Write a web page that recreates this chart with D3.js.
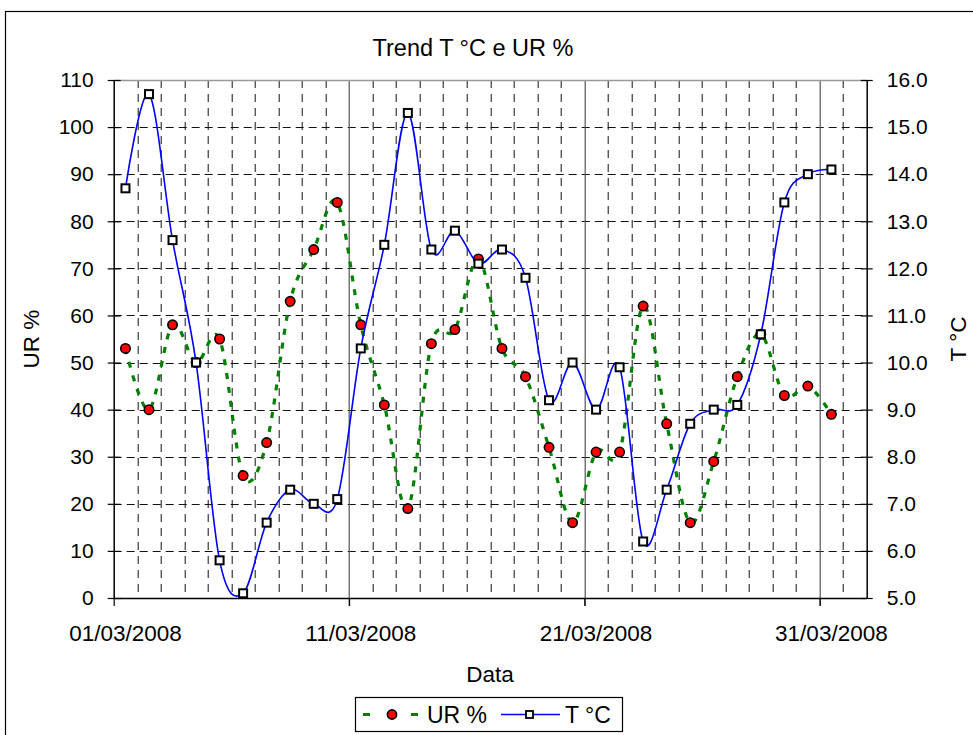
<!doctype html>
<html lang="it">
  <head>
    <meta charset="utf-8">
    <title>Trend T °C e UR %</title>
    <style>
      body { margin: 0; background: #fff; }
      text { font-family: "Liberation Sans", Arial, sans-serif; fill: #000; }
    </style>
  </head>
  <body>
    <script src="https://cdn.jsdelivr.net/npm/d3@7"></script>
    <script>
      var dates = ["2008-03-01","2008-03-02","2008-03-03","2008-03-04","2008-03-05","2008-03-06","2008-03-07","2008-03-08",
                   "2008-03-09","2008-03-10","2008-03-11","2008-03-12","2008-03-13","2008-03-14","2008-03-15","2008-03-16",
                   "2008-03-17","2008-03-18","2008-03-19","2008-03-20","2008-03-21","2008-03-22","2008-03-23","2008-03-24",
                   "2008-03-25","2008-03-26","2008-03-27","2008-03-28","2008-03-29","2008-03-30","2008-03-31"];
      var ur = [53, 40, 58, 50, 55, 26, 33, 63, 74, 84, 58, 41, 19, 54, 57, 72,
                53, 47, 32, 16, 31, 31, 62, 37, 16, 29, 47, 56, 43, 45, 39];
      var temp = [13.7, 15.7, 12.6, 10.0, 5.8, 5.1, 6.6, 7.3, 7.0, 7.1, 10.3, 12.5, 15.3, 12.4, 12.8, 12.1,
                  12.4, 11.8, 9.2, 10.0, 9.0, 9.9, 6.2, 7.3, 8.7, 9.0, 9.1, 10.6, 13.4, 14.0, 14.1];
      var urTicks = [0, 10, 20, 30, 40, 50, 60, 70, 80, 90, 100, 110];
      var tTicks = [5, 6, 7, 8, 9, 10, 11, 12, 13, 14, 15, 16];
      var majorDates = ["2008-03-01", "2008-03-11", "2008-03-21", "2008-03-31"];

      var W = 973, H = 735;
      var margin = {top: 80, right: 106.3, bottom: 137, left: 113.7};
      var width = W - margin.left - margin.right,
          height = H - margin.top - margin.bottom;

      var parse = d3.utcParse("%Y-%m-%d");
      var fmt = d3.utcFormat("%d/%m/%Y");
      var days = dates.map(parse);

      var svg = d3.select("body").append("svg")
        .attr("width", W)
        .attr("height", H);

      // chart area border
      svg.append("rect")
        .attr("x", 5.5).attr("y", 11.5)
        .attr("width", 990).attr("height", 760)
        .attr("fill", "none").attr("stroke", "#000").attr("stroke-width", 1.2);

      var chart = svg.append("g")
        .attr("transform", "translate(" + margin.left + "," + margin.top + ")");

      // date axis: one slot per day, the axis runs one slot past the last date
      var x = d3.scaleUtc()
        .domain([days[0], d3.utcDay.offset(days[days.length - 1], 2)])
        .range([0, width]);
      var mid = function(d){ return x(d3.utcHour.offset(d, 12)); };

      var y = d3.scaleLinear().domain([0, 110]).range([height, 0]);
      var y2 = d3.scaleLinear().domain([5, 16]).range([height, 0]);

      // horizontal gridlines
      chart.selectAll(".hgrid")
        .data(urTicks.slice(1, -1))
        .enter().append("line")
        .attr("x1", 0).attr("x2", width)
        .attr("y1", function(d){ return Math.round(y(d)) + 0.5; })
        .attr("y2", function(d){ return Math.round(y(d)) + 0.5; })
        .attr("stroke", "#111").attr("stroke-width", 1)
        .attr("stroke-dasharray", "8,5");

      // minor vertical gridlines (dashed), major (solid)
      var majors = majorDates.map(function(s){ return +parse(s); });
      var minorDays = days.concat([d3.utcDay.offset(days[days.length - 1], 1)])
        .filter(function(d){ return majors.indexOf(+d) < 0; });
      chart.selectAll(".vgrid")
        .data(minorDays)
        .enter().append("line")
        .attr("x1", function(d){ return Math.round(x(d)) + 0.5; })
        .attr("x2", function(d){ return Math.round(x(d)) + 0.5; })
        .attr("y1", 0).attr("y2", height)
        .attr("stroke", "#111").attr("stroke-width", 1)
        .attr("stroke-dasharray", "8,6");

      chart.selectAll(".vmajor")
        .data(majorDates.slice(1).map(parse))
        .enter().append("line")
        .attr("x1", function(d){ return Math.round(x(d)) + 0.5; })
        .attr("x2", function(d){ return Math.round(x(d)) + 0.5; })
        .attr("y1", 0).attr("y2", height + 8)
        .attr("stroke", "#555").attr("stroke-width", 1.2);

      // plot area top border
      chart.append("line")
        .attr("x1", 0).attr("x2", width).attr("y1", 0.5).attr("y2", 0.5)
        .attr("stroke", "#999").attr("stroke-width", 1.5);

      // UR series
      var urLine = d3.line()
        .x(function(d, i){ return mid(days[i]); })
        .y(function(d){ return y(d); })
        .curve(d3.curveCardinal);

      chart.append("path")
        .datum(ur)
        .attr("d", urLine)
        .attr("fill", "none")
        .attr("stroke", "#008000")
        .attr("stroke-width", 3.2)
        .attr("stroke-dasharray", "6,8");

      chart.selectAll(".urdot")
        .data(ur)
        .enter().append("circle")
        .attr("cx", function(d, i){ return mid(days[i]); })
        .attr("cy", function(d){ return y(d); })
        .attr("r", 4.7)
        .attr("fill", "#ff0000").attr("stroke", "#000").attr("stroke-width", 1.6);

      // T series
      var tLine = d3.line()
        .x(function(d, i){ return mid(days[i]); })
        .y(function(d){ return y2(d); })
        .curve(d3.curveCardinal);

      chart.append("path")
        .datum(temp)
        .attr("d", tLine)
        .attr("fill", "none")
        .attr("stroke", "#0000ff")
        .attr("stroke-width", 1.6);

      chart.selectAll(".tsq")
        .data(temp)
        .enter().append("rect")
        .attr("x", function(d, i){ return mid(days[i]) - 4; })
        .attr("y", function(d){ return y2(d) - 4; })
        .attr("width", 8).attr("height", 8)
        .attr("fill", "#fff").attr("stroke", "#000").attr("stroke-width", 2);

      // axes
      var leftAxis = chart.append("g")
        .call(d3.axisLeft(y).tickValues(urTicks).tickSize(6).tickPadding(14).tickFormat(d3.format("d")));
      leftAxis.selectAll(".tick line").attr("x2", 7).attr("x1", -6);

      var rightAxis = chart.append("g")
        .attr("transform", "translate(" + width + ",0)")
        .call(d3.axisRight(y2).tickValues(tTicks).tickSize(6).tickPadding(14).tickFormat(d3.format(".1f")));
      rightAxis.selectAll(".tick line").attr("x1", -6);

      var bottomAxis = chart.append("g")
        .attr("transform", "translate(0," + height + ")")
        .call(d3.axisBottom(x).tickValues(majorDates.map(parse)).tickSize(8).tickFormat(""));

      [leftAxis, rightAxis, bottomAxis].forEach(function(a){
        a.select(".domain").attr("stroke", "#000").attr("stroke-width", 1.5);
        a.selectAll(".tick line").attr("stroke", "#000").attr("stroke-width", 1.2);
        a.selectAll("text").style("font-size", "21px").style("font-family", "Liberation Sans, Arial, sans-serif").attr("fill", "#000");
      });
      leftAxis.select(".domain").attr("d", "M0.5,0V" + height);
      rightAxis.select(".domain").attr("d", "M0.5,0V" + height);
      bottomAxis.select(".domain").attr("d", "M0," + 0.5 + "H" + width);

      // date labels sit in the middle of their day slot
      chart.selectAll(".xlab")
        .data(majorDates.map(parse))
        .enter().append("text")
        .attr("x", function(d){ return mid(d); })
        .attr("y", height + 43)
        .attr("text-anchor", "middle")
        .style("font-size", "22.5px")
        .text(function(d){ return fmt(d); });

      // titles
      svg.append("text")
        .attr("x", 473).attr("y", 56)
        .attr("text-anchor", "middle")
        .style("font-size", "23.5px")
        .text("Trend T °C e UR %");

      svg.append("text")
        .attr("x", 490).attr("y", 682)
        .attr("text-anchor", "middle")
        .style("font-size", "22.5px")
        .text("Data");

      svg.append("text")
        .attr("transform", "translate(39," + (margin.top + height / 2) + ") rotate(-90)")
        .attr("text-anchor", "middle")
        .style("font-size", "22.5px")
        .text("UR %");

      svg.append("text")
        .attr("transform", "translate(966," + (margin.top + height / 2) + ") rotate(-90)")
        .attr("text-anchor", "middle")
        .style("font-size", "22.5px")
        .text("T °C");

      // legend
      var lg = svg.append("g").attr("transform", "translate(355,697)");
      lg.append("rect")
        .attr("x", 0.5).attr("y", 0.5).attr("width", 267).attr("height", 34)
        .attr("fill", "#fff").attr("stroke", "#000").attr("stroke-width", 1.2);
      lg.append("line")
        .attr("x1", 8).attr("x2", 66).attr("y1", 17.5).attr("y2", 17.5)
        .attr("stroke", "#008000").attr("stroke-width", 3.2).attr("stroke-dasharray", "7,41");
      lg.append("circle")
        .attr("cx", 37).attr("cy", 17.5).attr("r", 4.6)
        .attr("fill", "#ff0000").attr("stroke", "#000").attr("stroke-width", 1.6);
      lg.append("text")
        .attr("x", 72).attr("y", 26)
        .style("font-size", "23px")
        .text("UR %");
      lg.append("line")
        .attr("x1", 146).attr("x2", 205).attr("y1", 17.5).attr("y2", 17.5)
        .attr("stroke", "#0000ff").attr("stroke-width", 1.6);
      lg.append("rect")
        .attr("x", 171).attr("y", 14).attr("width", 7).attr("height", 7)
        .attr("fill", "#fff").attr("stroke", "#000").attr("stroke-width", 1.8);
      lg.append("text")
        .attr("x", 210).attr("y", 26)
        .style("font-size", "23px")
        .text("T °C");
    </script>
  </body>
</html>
= = = = =
* Your objective: From the first line of the material down to the line containing "height = H - margin.top", inclusive, return each line exactly, skipping any picture.

* Task result:
Write a web page that recreates this chart with D3.js.
<!doctype html>
<html lang="it">
  <head>
    <meta charset="utf-8">
    <title>Trend T °C e UR %</title>
    <style>
      body { margin: 0; background: #fff; }
      text { font-family: "Liberation Sans", Arial, sans-serif; fill: #000; }
    </style>
  </head>
  <body>
    <script src="https://cdn.jsdelivr.net/npm/d3@7"></script>
    <script>
      var dates = ["2008-03-01","2008-03-02","2008-03-03","2008-03-04","2008-03-05","2008-03-06","2008-03-07","2008-03-08",
                   "2008-03-09","2008-03-10","2008-03-11","2008-03-12","2008-03-13","2008-03-14","2008-03-15","2008-03-16",
                   "2008-03-17","2008-03-18","2008-03-19","2008-03-20","2008-03-21","2008-03-22","2008-03-23","2008-03-24",
                   "2008-03-25","2008-03-26","2008-03-27","2008-03-28","2008-03-29","2008-03-30","2008-03-31"];
      var ur = [53, 40, 58, 50, 55, 26, 33, 63, 74, 84, 58, 41, 19, 54, 57, 72,
                53, 47, 32, 16, 31, 31, 62, 37, 16, 29, 47, 56, 43, 45, 39];
      var temp = [13.7, 15.7, 12.6, 10.0, 5.8, 5.1, 6.6, 7.3, 7.0, 7.1, 10.3, 12.5, 15.3, 12.4, 12.8, 12.1,
                  12.4, 11.8, 9.2, 10.0, 9.0, 9.9, 6.2, 7.3, 8.7, 9.0, 9.1, 10.6, 13.4, 14.0, 14.1];
      var urTicks = [0, 10, 20, 30, 40, 50, 60, 70, 80, 90, 100, 110];
      var tTicks = [5, 6, 7, 8, 9, 10, 11, 12, 13, 14, 15, 16];
      var majorDates = ["2008-03-01", "2008-03-11", "2008-03-21", "2008-03-31"];

      var W = 973, H = 735;
      var margin = {top: 80, right: 106.3, bottom: 137, left: 113.7};
      var width = W - margin.left - margin.right,
          height = H - margin.top - margin.bottom;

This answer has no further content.